Chief Supt Denis Fitzpatrick faced cross-examination by Mr Brian Murphy, for Det Garda Noel McMahon, who Ms Adrienne McGlinchey alleges prepared explosives for subsequent use in bogus Garda arms finds along with Supt Kevin Lennon.
The two officers have both denied those claims and Ms McGlinchey has insisted she never had an informer's role.
Mr Murphy put it to the chief supt, who was then responsible in Co Donegal for cross-Border liaison with the RUC, that he gave Det Garda McMahon an assurance that Ms McGlinchey would not be arrested for transporting explosives to the Border at Bridgend in January 1994, which the Garda planned to intercept.
"That is not true," said Chief Supt Fitzpatrick.
Det Garda McMahon's evidence would be that Ms McGlinchey had phoned him to tell him of the planned move earlier that evening, but wanted an assurance she would not be charged as a result, Mr Murphy told the tribunal.
Chief Supt Fitzpatrick told the tribunal that Ms Sheenagh McMahon, the estranged wife of Det Garda McMahon, told him in 1999 that "Noel was worried" about the 1995 conviction of Donegal nightclub owner Mr Frank Shortt on charges of allowing drugs to be sold on his premises, the Point Inn.
The conviction was quashed in November 2000, and the Court of Criminal Appeal declared a miscarriage of justice in the case in mid-2002.
"She did say to me that Noel was worried about that conviction," Chief Supt Fitzpatrick said.
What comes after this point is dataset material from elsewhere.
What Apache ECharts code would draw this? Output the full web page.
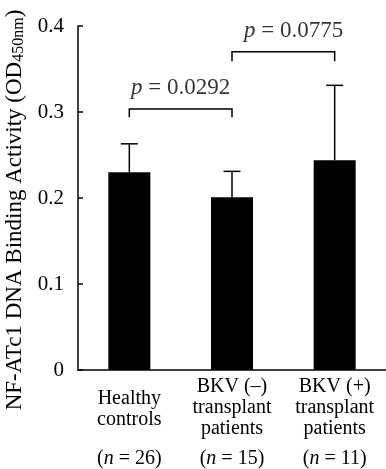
<!DOCTYPE html>
<html>
<head>
<meta charset="utf-8">
<script src="https://cdn.jsdelivr.net/npm/echarts@6/dist/echarts.min.js"></script>
<style>
  html, body { margin: 0; padding: 0; background: #fff; }
  #chart { width: 386px; height: 469px; }
</style>
</head>
<body>
<div id="chart"></div>
<script>
var categories = ['Healthy\ncontrols', 'BKV (\u2013)\ntransplant\npatients', 'BKV (+)\ntransplant\npatients'];
var groupSizes = ['26', '15', '11'];
var means = [0.230, 0.201, 0.244];
var errors = [0.033, 0.030, 0.087];
var yTicks = [0, 0.1, 0.2, 0.3, 0.4];

// significance brackets (category index from / to, bar height, leg end)
var bracketFrom = [0, 1];
var bracketTo = [1, 2];
var bracketTop = [0.3035, 0.370];
var bracketLeg = [0.294, 0.359];
var pValues = ['0.0292', '0.0775'];
var pLabelX = [0.5, 1.6];
var pLabelY = [0.328, 0.394];

var serif = '"Liberation Serif", "Times New Roman", "DejaVu Serif", serif';

function drawChart() {
    var chart = echarts.init(document.getElementById('chart'));

    var errData = means.map(function (m, i) { return [i, m, errors[i]]; });
    var bracketData = bracketFrom.map(function (f, i) {
        return [f, bracketTo[i], bracketTop[i], bracketLeg[i]];
    });
    var pData = pValues.map(function (p, i) { return [pLabelX[i], pLabelY[i], p]; });

    var option = {
        animation: false,
        backgroundColor: '#fff',
        textStyle: { fontFamily: serif, color: '#000' },
        grid: { left: 78, right: 0, top: 26, bottom: 99, containLabel: false, outerBoundsMode: 'none' },
        xAxis: [
            {
                type: 'category',
                data: categories,
                axisLine: { lineStyle: { color: '#000', width: 1.5 } },
                axisTick: { show: false },
                axisLabel: {
                    margin: 6,
                    interval: 0,
                    color: '#000',
                    fontFamily: serif,
                    fontSize: 20,
                    lineHeight: 21,
                    formatter: function (v, i) {
                        var lines = v.split('\n').map(function (s) { return '{a|' + s + '}'; });
                        if (lines.length === 2) lines.unshift('{sp|}');
                        return lines.join('\n');
                    },
                    rich: {
                        a: { fontFamily: serif, fontSize: 20, lineHeight: 21, color: '#000' },
                        sp: { lineHeight: 12, fontSize: 1 }
                    }
                }
            },
            {
                type: 'category',
                data: groupSizes,
                position: 'bottom',
                axisLine: { show: false },
                axisTick: { show: false },
                axisLabel: {
                    margin: 79,
                    interval: 0,
                    formatter: function (v) { return '({i|n} = ' + v + ')'; },
                    rich: {
                        i: { fontFamily: serif, fontStyle: 'italic', fontSize: 20, color: '#000' }
                    },
                    color: '#000',
                    fontFamily: serif,
                    fontSize: 20
                }
            },
            {
                type: 'value',
                min: -0.5,
                max: 2.5,
                show: false
            }
        ],
        yAxis: {
            type: 'value',
            min: 0,
            max: 0.4,
            interval: 0.1,
            name: 'NF-ATc1 DNA Binding Activity (OD{s|450nm})',
            nameLocation: 'middle',
            nameGap: 50,
            nameRotate: 90,
            nameTextStyle: {
                fontFamily: serif,
                fontSize: 23,
                color: '#000',
                padding: [0, 24, 0, 0],
                rich: {
                    s: { fontFamily: serif, fontSize: 16, color: '#000', verticalAlign: 'bottom', padding: [6, 0, 0, 0] }
                }
            },
            axisLine: { show: true, onZero: false, lineStyle: { color: '#000', width: 1.5 } },
            axisTick: { show: true, inside: true, length: 5, lineStyle: { color: '#000', width: 1.5 } },
            splitLine: { show: false },
            axisLabel: {
                margin: 14,
                color: '#000',
                fontFamily: serif,
                fontSize: 21,
                formatter: function (v) { return v === 0 ? '0' : v.toFixed(1); }
            }
        },
        series: [
            {
                type: 'bar',
                data: means,
                barWidth: 42,
                itemStyle: { color: '#000' },
                z: 2
            },
            {
                type: 'custom',
                data: errData,
                z: 3,
                renderItem: function (params, api) {
                    var x = api.value(0);
                    var m = api.value(1);
                    var e = api.value(2);
                    var base = api.coord([x, m]);
                    var top = api.coord([x, m + e]);
                    var style = { stroke: '#000', lineWidth: 1.5 };
                    return {
                        type: 'group',
                        children: [
                            { type: 'line', shape: { x1: base[0], y1: base[1], x2: top[0], y2: top[1] }, style: style },
                            { type: 'line', shape: { x1: top[0] - 8.5, y1: top[1], x2: top[0] + 8.5, y2: top[1] }, style: style }
                        ]
                    };
                }
            },
            {
                type: 'custom',
                xAxisIndex: 2,
                data: bracketData,
                renderItem: function (params, api) {
                    var a = api.coord([api.value(0), api.value(2)]);
                    var b = api.coord([api.value(1), api.value(2)]);
                    var legY = api.coord([api.value(0), api.value(3)])[1];
                    return {
                        type: 'polyline',
                        shape: { points: [[a[0], legY], a, b, [b[0], legY]] },
                        style: { stroke: '#000', lineWidth: 1.5, fill: 'none' }
                    };
                }
            },
            {
                type: 'scatter',
                xAxisIndex: 2,
                data: pData,
                symbolSize: 0,
                label: {
                    show: true,
                    position: 'inside',
                    formatter: function (p) { return '{i|p} = ' + p.data[2]; },
                    fontFamily: serif,
                    fontSize: 23,
                    color: '#000',
                    rich: {
                        i: { fontFamily: serif, fontStyle: 'italic', fontSize: 23, color: '#000' }
                    }
                }
            }
        ]
    };

    chart.setOption(option);
}

drawChart();
</script>
</body>
</html>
However, Mr Murphy for Det Garda McMahon said that Ms McMahon had told another garda, Sgt Des Walsh, that her husband should have got a Detective of the Year award for his work on the Shortt case. She was upset because her husband had not got the credit, he said, and not because there was anything wrong with the conviction.
Ms McMahon gave a commitment that she would make a statement outlining her allegations, Chief Supt Fitzpatrick told Ms Sandra Freyne, for Ms Sheenagh McMahon. He said no pressure was exerted on Ms McMahon to make a statement.
Chief Supt Fitzpatrick also refused to withdraw an allegation that a suspended superintendent "misled" the Garda about arms finds during the early 1990s.
He was challenged by Supt Kevin Lennon, who is representing himself, to withdraw the allegation, which he made before the tribunal in December, that Supt Lennon had misled his colleagues.